Individuals and businesses are subject to income taxes. The maximum rate is 35 percent of annual earnings in excess of Rp 50 million (about $25,000). On April 1, 1985, a value-added tax (VAT) was introduced. The level of tariff protection has been reduced. Companies can apply for an exemption from or a rebate of import; duties and VAT paid on inputs used to produce exports. A few products remain subject to export taxes. In October 1989 export taxes on sawn lumber were raised to prohibitive levels. In July 1988, Indonesia and the United States signed a double taxation agreement, which entered into force in December 1990.

4. Debt Management Policies

Indonesia's medium and long term foreign debt, both official and private, totals about $65 billion. In 1991 Indonesia will pay approximately $4.7 billion in principal payments and $2.9 billion in interest payments on public sector debt, or about 26 percent of its projected total export earnings. The government is fully committed to meeting its debt service obligations and has no plans to seek a debt rescheduling.

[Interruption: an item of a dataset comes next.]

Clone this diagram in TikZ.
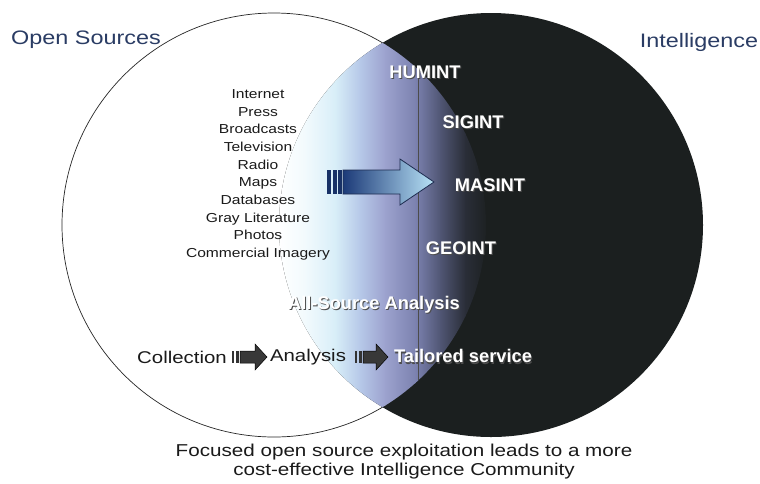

In response to the sharp increase in external debt occasioned by higher private sector offshore borrowing, the government in September 1991 set up a cabinet-level team to oversee foreign borrowing. The team is charged with reviewing applications for foreign commercial credits to finance projects in which the government or a state-owned enterprise is involved. The announcement of the team's formation stated that financing for purely private projects is not directly affected. The team is also charged with prioritizing the use of offshore funds by project and with establishing ceilings for government total borrowing by fiscal year. In October 1991 the team announced guidelines on public and private sector foreign commercial borrowing through FY 1995/96 ranging from $5.6 to $6.5 billion total per year. It also decided to defer four large projects in the petroleum sector with a total cost of $9.8 billion.